### TASK OBJECTIVE
Images should be left out, and everything else in the listing reproduced exactly.

### SUPPLIED INFORMATION
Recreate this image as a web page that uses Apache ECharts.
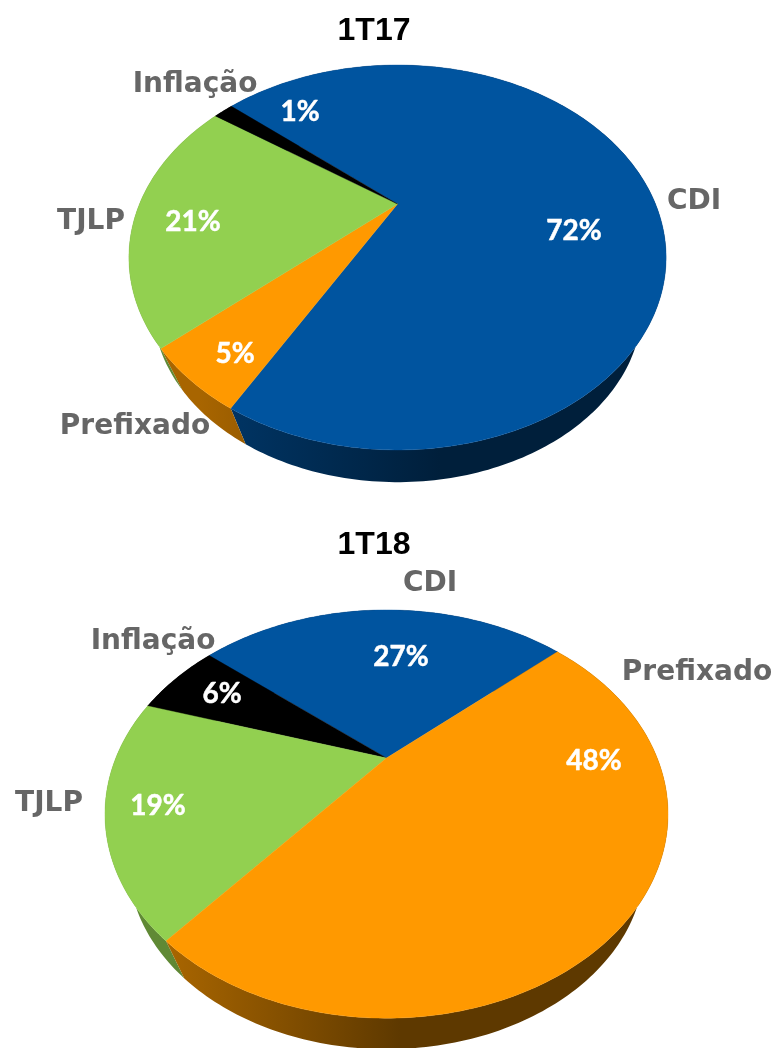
<!DOCTYPE html>
<html>
<head>
<meta charset="utf-8">
<style>html,body{margin:0;padding:0;background:#fff}#c{width:779px;height:1048px}</style>
<script src="https://cdn.jsdelivr.net/npm/echarts@6/dist/echarts.min.js"></script>
</head>
<body>
<div id="c"></div>
<script>
const titles = ['1T17', '1T18'];
const categories17 = ['CDI', 'Prefixado', 'TJLP', 'Inflação'];
const labels17 = [72, 5, 21, 1];
const shares17 = [71.9, 5.3, 21.3, 1.5];
const categories18 = ['CDI', 'Inflação', 'TJLP', 'Prefixado'];
const labels18 = [27, 6, 19, 48];
const shares18 = [27.4, 6.2, 18.7, 47.7];

const colors = { 'CDI': '#00549f', 'Prefixado': '#ff9900', 'TJLP': '#92d050', 'Inflação': '#000000' };
const FONT_CAT = '"DejaVu Sans"', FONT_VAL = 'Lato';

// Layout of each pie: perspective disc
const pies = [
  { cats: categories17, labels: labels17, shares: shares17, clockwise: true, start: 310.5,
    cx: 397.5, cy: 204, a: 258, b: 177.6, k: 0.278, s: 0.91, wallCy: 258.3,
    gradFrom: 200, gradTo: 440,
    catPos: { 'CDI': [694, 202], 'Prefixado': [135, 427], 'TJLP': [91, 222], 'Inflação': [195, 85] },
    valPos: { 'CDI': [574, 231], 'Prefixado': [235, 354], 'TJLP': [193, 222], 'Inflação': [300, 112] } },
  { cats: categories18, labels: labels18, shares: shares18, clockwise: false, start: 48.3,
    cx: 386.5, cy: 758, a: 270.7, b: 188.7, k: 0.2747, s: 0.917, wallCy: 810.6,
    gradFrom: 170, gradTo: 400,
    catPos: { 'CDI': [430, 584], 'Prefixado': [697, 673], 'TJLP': [49, 804], 'Inflação': [153, 642] },
    valPos: { 'CDI': [401, 657], 'Prefixado': [594, 761], 'TJLP': [158, 806], 'Inflação': [222, 694] } }
];

function rim(p, deg, wall) {
  const t = deg * Math.PI / 180, x = Math.sin(t), y = Math.cos(t), w = 1 + p.k * y;
  const sc = wall ? p.s : 1, cy = wall ? p.wallCy : p.cy;
  return [p.cx + sc * p.a * x / w, cy - sc * p.b * y / w];
}
// start / end angle of slice i, walking from p.start in the drawn direction
function span(p, i) {
  let from = p.start;
  const dir = p.clockwise ? 1 : -1;
  for (let j = 0; j < i; j++) from += dir * p.shares[j] * 3.6;
  return [from, from + dir * p.shares[i] * 3.6];
}
function arc(p, i, wall) {
  const [a0, a1] = span(p, i), n = Math.ceil(Math.abs(a1 - a0)) + 1, pts = [];
  for (let j = 0; j <= n; j++) pts.push(rim(p, a0 + (a1 - a0) * j / n, wall));
  return pts;
}
function shade(hex, f) {
  const v = parseInt(hex.slice(1), 16);
  return 'rgb(' + [(v >> 16) & 255, (v >> 8) & 255, v & 255].map(c => Math.round(c * f)).join(',') + ')';
}

const series = [];
pies.forEach(p => {
  const rows = p.shares.map((s, i) => [s, p.labels[i]]);
  series.push({
    type: 'custom', coordinateSystem: 'none', silent: true, z: 1, data: rows,
    renderItem(params) {
      const i = params.dataIndex, c = colors[p.cats[i]];
      const pts = arc(p, i, false).concat(arc(p, i, true).reverse());
      return { type: 'polygon', shape: { points: pts }, style: {
        fill: { type: 'linear', global: true, x: p.gradFrom, y: 0, x2: p.gradTo, y2: 0,
          colorStops: [{ offset: 0, color: shade(c, 0.66) }, { offset: 1, color: shade(c, 0.37) }] } } };
    }
  });
  series.push({
    type: 'custom', coordinateSystem: 'none', silent: true, z: 2, data: rows,
    renderItem(params) {
      const i = params.dataIndex, cat = p.cats[i], c = colors[cat];
      const pts = [[p.cx, p.cy]].concat(arc(p, i, false));
      return { type: 'polygon', shape: { points: pts }, style: { fill: c, stroke: c, lineWidth: 0.4 } };
    }
  });
  series.push({
    type: 'custom', coordinateSystem: 'none', silent: true, z: 3, data: rows,
    renderItem(params, api) {
      const i = params.dataIndex, cat = p.cats[i];
      return { type: 'group', children: [
        { type: 'text', x: p.catPos[cat][0], y: p.catPos[cat][1], style: {
          text: cat, fill: '#666666', font: 'bold 28px ' + FONT_CAT, align: 'center', verticalAlign: 'middle' } },
        { type: 'text', x: p.valPos[cat][0], y: p.valPos[cat][1], style: {
          text: api.value(1) + '%', fill: '#ffffff', font: 'bold 28px ' + FONT_VAL, align: 'center', verticalAlign: 'middle',
          stroke: '#ffffff', lineWidth: 0.5 } }
      ] };
    }
  });
});

const chart = echarts.init(document.getElementById('c'), null, { renderer: 'canvas' });
chart.setOption({
  animation: false,
  title: titles.map((t, i) => ({
    text: t, left: 369, top: i === 0 ? 10 : 524, textAlign: 'center',
    textStyle: { fontFamily: '"Liberation Sans"', fontWeight: 'bold', fontSize: 32, color: '#000' }
  })),
  series
});
</script>
</body>
</html>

### THE RESPONSE
Recreate this image as a web page that uses Apache ECharts.
<!DOCTYPE html>
<html>
<head>
<meta charset="utf-8">
<style>html,body{margin:0;padding:0;background:#fff}#c{width:779px;height:1048px}</style>
<script src="https://cdn.jsdelivr.net/npm/echarts@6/dist/echarts.min.js"></script>
</head>
<body>
<div id="c"></div>
<script>
const titles = ['1T17', '1T18'];
const categories17 = ['CDI', 'Prefixado', 'TJLP', 'Inflação'];
const labels17 = [72, 5, 21, 1];
const shares17 = [71.9, 5.3, 21.3, 1.5];
const categories18 = ['CDI', 'Inflação', 'TJLP', 'Prefixado'];
const labels18 = [27, 6, 19, 48];
const shares18 = [27.4, 6.2, 18.7, 47.7];

const colors = { 'CDI': '#00549f', 'Prefixado': '#ff9900', 'TJLP': '#92d050', 'Inflação': '#000000' };
const FONT_CAT = '"DejaVu Sans"', FONT_VAL = 'Lato';

// Layout of each pie: perspective disc
const pies = [
  { cats: categories17, labels: labels17, shares: shares17, clockwise: true, start: 310.5,
    cx: 397.5, cy: 204, a: 258, b: 177.6, k: 0.278, s: 0.91, wallCy: 258.3,
    gradFrom: 200, gradTo: 440,
    catPos: { 'CDI': [694, 202], 'Prefixado': [135, 427], 'TJLP': [91, 222], 'Inflação': [195, 85] },
    valPos: { 'CDI': [574, 231], 'Prefixado': [235, 354], 'TJLP': [193, 222], 'Inflação': [300, 112] } },
  { cats: categories18, labels: labels18, shares: shares18, clockwise: false, start: 48.3,
    cx: 386.5, cy: 758, a: 270.7, b: 188.7, k: 0.2747, s: 0.917, wallCy: 810.6,
    gradFrom: 170, gradTo: 400,
    catPos: { 'CDI': [430, 584], 'Prefixado': [697, 673], 'TJLP': [49, 804], 'Inflação': [153, 642] },
    valPos: { 'CDI': [401, 657], 'Prefixado': [594, 761], 'TJLP': [158, 806], 'Inflação': [222, 694] } }
];

function rim(p, deg, wall) {
  const t = deg * Math.PI / 180, x = Math.sin(t), y = Math.cos(t), w = 1 + p.k * y;
  const sc = wall ? p.s : 1, cy = wall ? p.wallCy : p.cy;
  return [p.cx + sc * p.a * x / w, cy - sc * p.b * y / w];
}
// start / end angle of slice i, walking from p.start in the drawn direction
function span(p, i) {
  let from = p.start;
  const dir = p.clockwise ? 1 : -1;
  for (let j = 0; j < i; j++) from += dir * p.shares[j] * 3.6;
  return [from, from + dir * p.shares[i] * 3.6];
}
function arc(p, i, wall) {
  const [a0, a1] = span(p, i), n = Math.ceil(Math.abs(a1 - a0)) + 1, pts = [];
  for (let j = 0; j <= n; j++) pts.push(rim(p, a0 + (a1 - a0) * j / n, wall));
  return pts;
}
function shade(hex, f) {
  const v = parseInt(hex.slice(1), 16);
  return 'rgb(' + [(v >> 16) & 255, (v >> 8) & 255, v & 255].map(c => Math.round(c * f)).join(',') + ')';
}

const series = [];
pies.forEach(p => {
  const rows = p.shares.map((s, i) => [s, p.labels[i]]);
  series.push({
    type: 'custom', coordinateSystem: 'none', silent: true, z: 1, data: rows,
    renderItem(params) {
      const i = params.dataIndex, c = colors[p.cats[i]];
      const pts = arc(p, i, false).concat(arc(p, i, true).reverse());
      return { type: 'polygon', shape: { points: pts }, style: {
        fill: { type: 'linear', global: true, x: p.gradFrom, y: 0, x2: p.gradTo, y2: 0,
          colorStops: [{ offset: 0, color: shade(c, 0.66) }, { offset: 1, color: shade(c, 0.37) }] } } };
    }
  });
  series.push({
    type: 'custom', coordinateSystem: 'none', silent: true, z: 2, data: rows,
    renderItem(params) {
      const i = params.dataIndex, cat = p.cats[i], c = colors[cat];
      const pts = [[p.cx, p.cy]].concat(arc(p, i, false));
      return { type: 'polygon', shape: { points: pts }, style: { fill: c, stroke: c, lineWidth: 0.4 } };
    }
  });
  series.push({
    type: 'custom', coordinateSystem: 'none', silent: true, z: 3, data: rows,
    renderItem(params, api) {
      const i = params.dataIndex, cat = p.cats[i];
      return { type: 'group', children: [
        { type: 'text', x: p.catPos[cat][0], y: p.catPos[cat][1], style: {
          text: cat, fill: '#666666', font: 'bold 28px ' + FONT_CAT, align: 'center', verticalAlign: 'middle' } },
        { type: 'text', x: p.valPos[cat][0], y: p.valPos[cat][1], style: {
          text: api.value(1) + '%', fill: '#ffffff', font: 'bold 28px ' + FONT_VAL, align: 'center', verticalAlign: 'middle',
          stroke: '#ffffff', lineWidth: 0.5 } }
      ] };
    }
  });
});

const chart = echarts.init(document.getElementById('c'), null, { renderer: 'canvas' });
chart.setOption({
  animation: false,
  title: titles.map((t, i) => ({
    text: t, left: 369, top: i === 0 ? 10 : 524, textAlign: 'center',
    textStyle: { fontFamily: '"Liberation Sans"', fontWeight: 'bold', fontSize: 32, color: '#000' }
  })),
  series
});
</script>
</body>
</html>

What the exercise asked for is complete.